Demut ist jetzt angesagt. Mut ist vonnöten. Mitmenschlichkeit und Solidarität können uns auch über Zweifel hinwegtragen.
Vielleicht wäre es gut, wenn der 6. Februar weltweit zum „Tag der Gesundheit“ erklärt und als Gedenktag begangen würde. Am Donnerstag (6. Februar) ist der chinesische Augenarzt Li Wenliang an der neuen Lungenkrankheit gestorben. Bereits am 30. Dezember 2019 hatte er gemeinsam mit sechs Kollegen seines Krankenhauses in Wuhan in einem Offenen Brief auf die neue Krankheit hingewiesen, war dafür aber von der Polizei festgenommen und verhört sowie verwarnt worden.
Sein tragisches Schicksal zeigt, dass eine Diktatur sehr gefährlich für die Gesundheit der Menschen ist, wenn sie unangenehme Wahrheiten nicht wahrhaben will. Sein Tod steht zugleich stellvertretend für Tausende selbstloser Helfer und Tausende von Opfern, die Covit 19 gekostet hat.
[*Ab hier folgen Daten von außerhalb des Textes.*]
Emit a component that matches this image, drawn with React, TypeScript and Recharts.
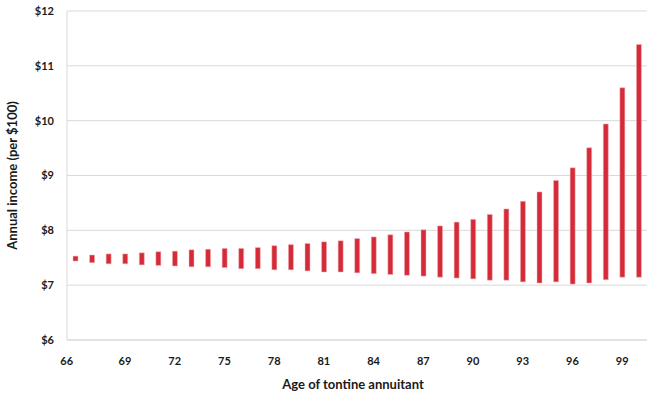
import React from 'react';
import { BarChart, Bar, XAxis, YAxis, CartesianGrid } from 'recharts';

const ages = [66,67,68,69,70,71,72,73,74,75,76,77,78,79,80,81,82,83,84,85,86,87,88,89,90,91,92,93,94,95,96,97,98,99,100];
const lows = [7.44,7.41,7.39,7.39,7.37,7.36,7.35,7.335,7.335,7.32,7.30,7.30,7.28,7.28,7.26,7.24,7.24,7.225,7.21,7.195,7.18,7.165,7.145,7.13,7.115,7.09,7.09,7.06,7.04,7.06,7.02,7.04,7.10,7.145,7.145];
const highs = [7.53,7.55,7.57,7.57,7.59,7.61,7.62,7.645,7.655,7.67,7.67,7.686,7.72,7.74,7.76,7.79,7.81,7.85,7.88,7.92,7.97,8.01,8.08,8.15,8.20,8.29,8.39,8.53,8.70,8.91,9.14,9.505,9.94,10.60,11.39];
const yTicks = [6,7,8,9,10,11,12];

const data = ages.map((age, i) => ({ age, range: [lows[i], highs[i]] }));

const FONT = 'Lato, "Open Sans", sans-serif';
const TXT = '#1a1a1a';

const XTick = (props: any) => {
  const { x, y, payload, index } = props;
  const shift = index === 0 ? -8.6 : 0;
  return (
    <text x={x + shift} y={y} dy="0.71em" textAnchor="middle" fontFamily={FONT} fontWeight={700} fontSize={11} fill={TXT}>
      {payload.value}
    </text>
  );
};

export default function App() {
  return (
    <div style={{ position: 'absolute', left: 0, top: 0, width: 660, height: 395, background: '#fff' }}>
      <BarChart width={660} height={395} data={data} margin={{ top: 11, right: 13, bottom: 0, left: 0 }} barCategoryGap={0}>
        <CartesianGrid vertical={false} stroke="#d9d9d9" strokeWidth={1} />
        <XAxis
          dataKey="age"
          interval={2}
          height={55}
          tickLine={false}
          axisLine={{ stroke: '#d9d9d9' }}
          tickMargin={11}
          tick={<XTick />}
          label={{ value: 'Age of tontine annuitant', position: 'insideBottom', offset: 6, dx: -4, style: { fontFamily: FONT, fontWeight: 700, fontSize: 13, fill: TXT } }}
        />
        <YAxis
          domain={[6, 12]}
          ticks={yTicks}
          width={67}
          tickLine={false}
          axisLine={{ stroke: '#d9d9d9' }}
          tickMargin={7}
          tickFormatter={(v: number) => `$${v}`}
          tick={{ fontFamily: FONT, fontWeight: 700, fontSize: 11, fill: TXT }}
          label={{ value: 'Annual income (per $100)', angle: -90, position: 'insideLeft', offset: 12, style: { textAnchor: 'middle', fontFamily: FONT, fontWeight: 700, fontSize: 13, fill: TXT } }}
        />
        <YAxis yAxisId="right" orientation="right" width={0} tick={false} tickLine={false} axisLine={{ stroke: '#d9d9d9' }} />
        <Bar dataKey="range" fill="#d52b38" stroke="#f2b5ba" strokeWidth={0.5} barSize={5} isAnimationActive={false} />
      </BarChart>
    </div>
  );
}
Mit Li Wenliang können wir alljährlich alle ehren, die ihre gesundheit und sogar ihr Leben zugunsten von kranken riskieren.
Offenbar nähert sich die Forschung nun der Entwicklung eines Impfstoffs gegen Covit 19 an. Wie lang das dauern wird, bis dieser Impfstoff bei allen ankommt, ist noch nicht klar. Vermutlich wird aber der Sommer ein wenig Erleichterung bringen, falls er wieder so heiß ausfällt wie in den vorangegangenen beiden Jahren.
In Wuhan zumindest ist die Corona-Welle nach vier Monaten anscheinend zu ihrem Ende gelangt. Noch kann China die Vorkehrungen zum Schutz vor dem Virus nicht lockern, aber das Licht am Ende des Tunnels schimmert schon irgendwo in sichtbarer Entfernung.
Wir warten miteinander auf die erlösende Nachricht. Bis dahin halten wir alle zusammen und lassen keine und keinen allein. Wir telefonieren regelmäßig miteinander und sind füreinander da.
Bleibt bitte alle gelassen und gesund! Bleibt bitte solidarisch und einfühlsam! Weint, wenn es Euch danach zumute ist, damit wir bald wieder alle fröhlich miteinander lachen können!